The hour glass syndrome

What I have coined the “the hourglass syndrome,” deals with time management efficiency and the measurement of a sales person’s “prospect contact to appointment secured” ratio being directly linked to having qualified sales lead inventory. This is a powerful concept and often identifies the cause of a financial services producer’s failure in this business.

An ineffective producer often struggles as a result of prospect leads being unqualified. This translates into poor activity ratios and of course poor sales results.

Often ineffective producers think their sales are down because of some other reason. Often, this is not the case.

Understanding this concept on arranging face to face meetings will benefit you in the long run.

Good bookkeeping will help you see the truth

Let’s look at an example of what the numbers reveal:

To make this point clearer, let’s say a typical newer producer is able to make 15 telephone contacts with their sales leads per hour and is in need of 12 new business sales appointments each week to meet his/her production objectives.

If a producer continues to prospect and develop an inventory filled with leads without TPI, their prospect contact to appointment secured ratio may be in the area of 9:1 (I’m probably being generous here). Those producers who control the source of their sales leads and who are cognizant about the influence of TPI, will have a ratio in the area of 3:1.

Actual results of course vary by producer. The point here is a producers’ efficiency ratio will always be better if a qualified lead fuels the sales process.
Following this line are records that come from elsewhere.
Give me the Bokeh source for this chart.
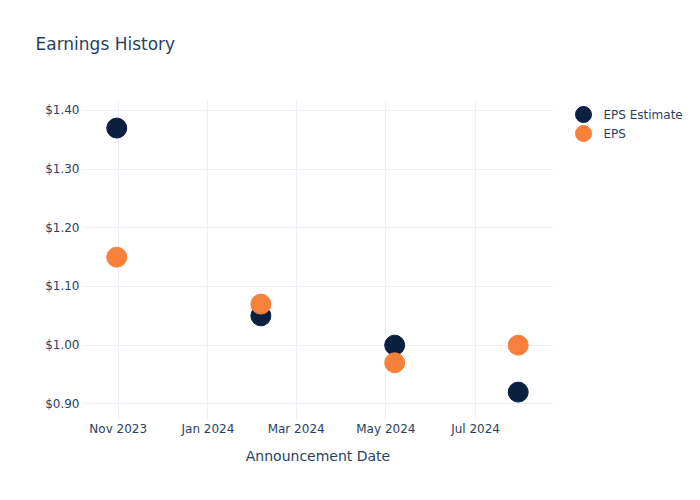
from datetime import datetime
import pandas as pd
from bokeh.plotting import figure
from bokeh.layouts import row
from bokeh.models import (Range1d, ColumnDataSource, DatetimeTickFormatter, MonthsTicker,
                          NumeralTickFormatter, FixedTicker, Title)
from bokeh.core.properties import value
from bokeh.embed import file_html
from bokeh.resources import INLINE

dates = ["2023-10-31", "2024-02-06", "2024-05-07", "2024-07-30"]
eps_estimate = [1.37, 1.05, 1.00, 0.92]
eps_actual = [1.15, 1.07, 0.97, 1.00]
y_ticks = [0.90, 1.00, 1.10, 1.20, 1.30, 1.40]
series_names = ["EPS Estimate", "EPS"]

TEXT = "#2a3f5f"
GRID = "#ebf0f8"
NAVY = "#0b1f41"
ORANGE = "#f7813a"
FONT = "DejaVu Sans"

src = ColumnDataSource(dict(date=pd.to_datetime(dates), est=eps_estimate, eps=eps_actual))

p = figure(width=573, height=500, output_backend="svg", toolbar_location=None,
           x_axis_type="datetime",
           x_range=Range1d(datetime(2023, 10, 7, 17), datetime(2024, 8, 23)),
           y_range=Range1d(0.8716, 1.417),
           min_border_left=82, min_border_right=20, min_border_top=100, min_border_bottom=80)
p.outline_line_color = None
p.background_fill_color = "white"
p.border_fill_color = "white"

# spacer panel between the frame and the title
p.add_layout(Title(text=" ", text_font_size="1px", standoff=44), "above")

p.title.text = "Earnings History"
p.title.text_font = FONT
p.title.text_font_size = "17px"
p.title.text_font_style = "normal"
p.title.text_color = TEXT
p.title.align = "left"
p.title.vertical_align = "bottom"
p.title.offset = -47
p.title.standoff = 0

p.scatter("date", "est", source=src, size=20, color=NAVY)
p.scatter("date", "eps", source=src, size=20, color=ORANGE)

xa = p.xaxis[0]
xa.ticker = MonthsTicker(months=[0, 2, 4, 6, 8, 10])
xa.formatter = DatetimeTickFormatter(months="%b %Y", days="%b %Y", years="%Y")
xa.axis_label = "Announcement Date"
ya = p.yaxis[0]
ya.ticker = FixedTicker(ticks=y_ticks)
ya.formatter = NumeralTickFormatter(format="$0.00")

for ax in (xa, ya):
    ax.axis_line_color = None
    ax.major_tick_line_color = None
    ax.minor_tick_line_color = None
    ax.major_tick_out = 0
    ax.major_tick_in = 0
    ax.minor_tick_out = 0
    ax.major_label_text_font = FONT
    ax.major_label_text_font_size = "12px"
    ax.major_label_text_color = TEXT
    ax.axis_label_text_font = FONT
    ax.axis_label_text_font_size = "14px"
    ax.axis_label_text_font_style = "normal"
    ax.axis_label_text_color = TEXT
xa.major_label_standoff = 1
xa.axis_label_standoff = 9
ya.major_label_standoff = 3

p.xgrid.ticker = xa.ticker
p.ygrid.ticker = ya.ticker
p.grid.grid_line_color = GRID
p.grid.grid_line_width = 1

# legend panel: its frame is aligned with the main frame (y 100..420 on the page)
leg = figure(width=127, height=500, output_backend="svg", toolbar_location=None,
             x_range=Range1d(0, 127), y_range=Range1d(420, 100),
             min_border_left=0, min_border_right=0, min_border_top=100, min_border_bottom=80,
             outline_line_color=None, x_axis_location=None, y_axis_location=None)
leg.grid.visible = False
leg.border_fill_color = "white"
leg_src = ColumnDataSource(dict(name=series_names, color=[NAVY, ORANGE],
                                x=[10, 10], y=[114, 133], tx=[30, 30]))
leg.scatter("x", "y", source=leg_src, size=16, color="color")
leg.text("tx", "y", text="name", source=leg_src, text_font=value(FONT), text_font_size="12px",
         text_color=TEXT, text_baseline="middle", text_align="left")

layout = row(p, leg, spacing=0)
open("out.html", "w").write(file_html(layout, INLINE))
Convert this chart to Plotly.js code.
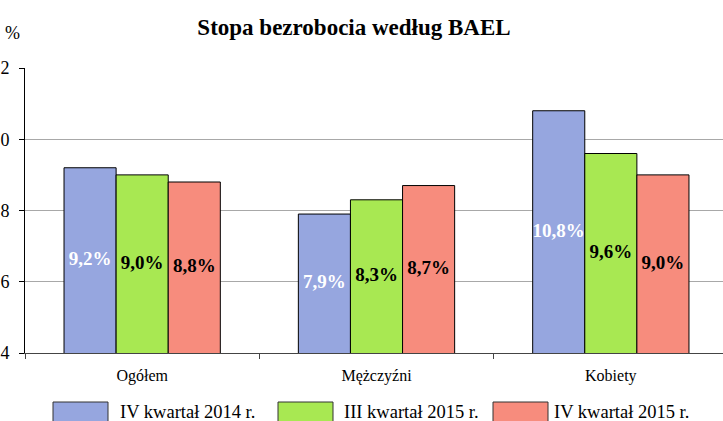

This may sound elementary, but even seasoned producers fall into the trap of developing poor prospecting habits and often don’t correlate the real reason why they are in a sales slump.

Let’s take a closer look at the 3:1 and 9:1 ratios used above:

  • At a 9:1 ratio, it takes over 7 hours a week to schedule 12 appointments (9:1 ratio = 108 contacts results in 12 appointments; 108/15 = ~7.2 hr.)
  • At a 3:1 ratio, it takes around 2.5 hours a week for an effective producer to schedule 12 new business sales appointments when TPI exists with their sale lead inventory. (3:1 ratio = 36 contacts results in 12 appointments; 36/15 = ~ 2.5 hr.)

In a business where sales results (commissions) are linked to efficiencies, the “9:1” producer above is nearly three times less effective than the second producer. This may not sound like all that big a deal, until you examine the ‘bottom line’.

The bottom line!

Looking at the chart below, producer “A” on the left below starts with 90 prospects and makes $1000 from all his efforts. Producer “B” below also starts with 90 prospects – all qualified sales leads – and makes $20,000 for his efforts {don’t get hung up on the average case size, it’s the point I’m trying to make that’s important for producers to understand}. Each producer in my example started with 90 ‘prospects’, yet producer B earned a great deal more in commissions as a result of being more efficient. The difference stemmed from controlling the source of the sales lead inventory to start the sales process.

Note that as a result of TPI, all other producer efficiency ratios show

Improvement – cancellation ratio; closing ratio; average size sale; number of referrals obtained per appointment kept.

Footnote from ted: the key to success in any business is good accurate record keeping. The reason that most business’s fail in the united states is lack of good record keeping.

Here is an example of how arranging face to face meetings through with referrals worked for me.

During my first year in the insurance business, my record keeping identified the military market as my most efficient and productive target market. I then specialized in that target market and eventually became known on that military base as the foremost insurance agent to help young air force officers. But just like anything else, it takes time and hard work.